In a statement, they also told Canadians that the festival should serve as an “opportunity for all Canadians to reflect on the tremendous contributions of Canada’s dynamic (close to 400,000) Hindu community to building a peaceful, pluralistic and prosperous country, and to learn more about Hindu culture and traditions.”
Harper and other Canadian political leaders have been conveying their good wishes on Diwali and Baisakhi celebrations for years but now, interestingly, as the Indian Diaspora in Canada has exceeded 1.2-million and many religious and cultural festivities are becoming more visible, they are taking note of even the spring festival of Holi which should be pleasing for many people.
In Canada, the festival has been celebrated in Hindu temples and in some homes. You cannot, of course, start throwing colors on passersby in the streets to celebrate Holi, as it is done in parts of India.

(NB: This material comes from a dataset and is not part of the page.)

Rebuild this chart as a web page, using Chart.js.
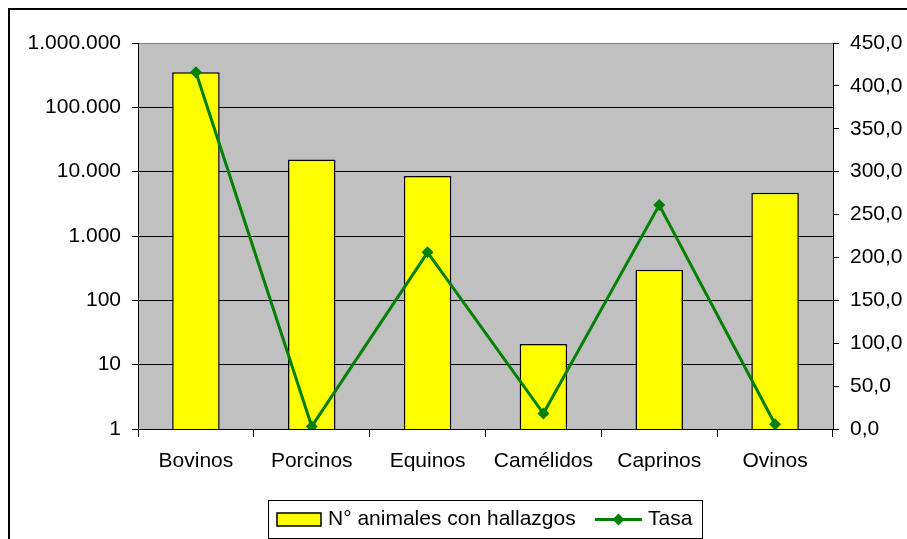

“Originally celebrated as an agricultural festival in India hundreds of years ago to mark the end of winter and the beginning of spring, Holi brings together family and friends to celebrate peace and friendship, and look toward to new beginnings with optimism and joy,” said Harper.
“Holi, also known as the Festival of Colors, is celebrated with many ancient festive traditions that include lighting of bonfires on the festival eve; singing, dancing and gift-giving; sharing of festive meals; and throwing bright-colored powder and water dyes onto one another to celebrate and welcome spring.”
“On behalf of all Canadians, I wish everyone celebrating a happy, fun-filled and colorful Holi,” said Harper.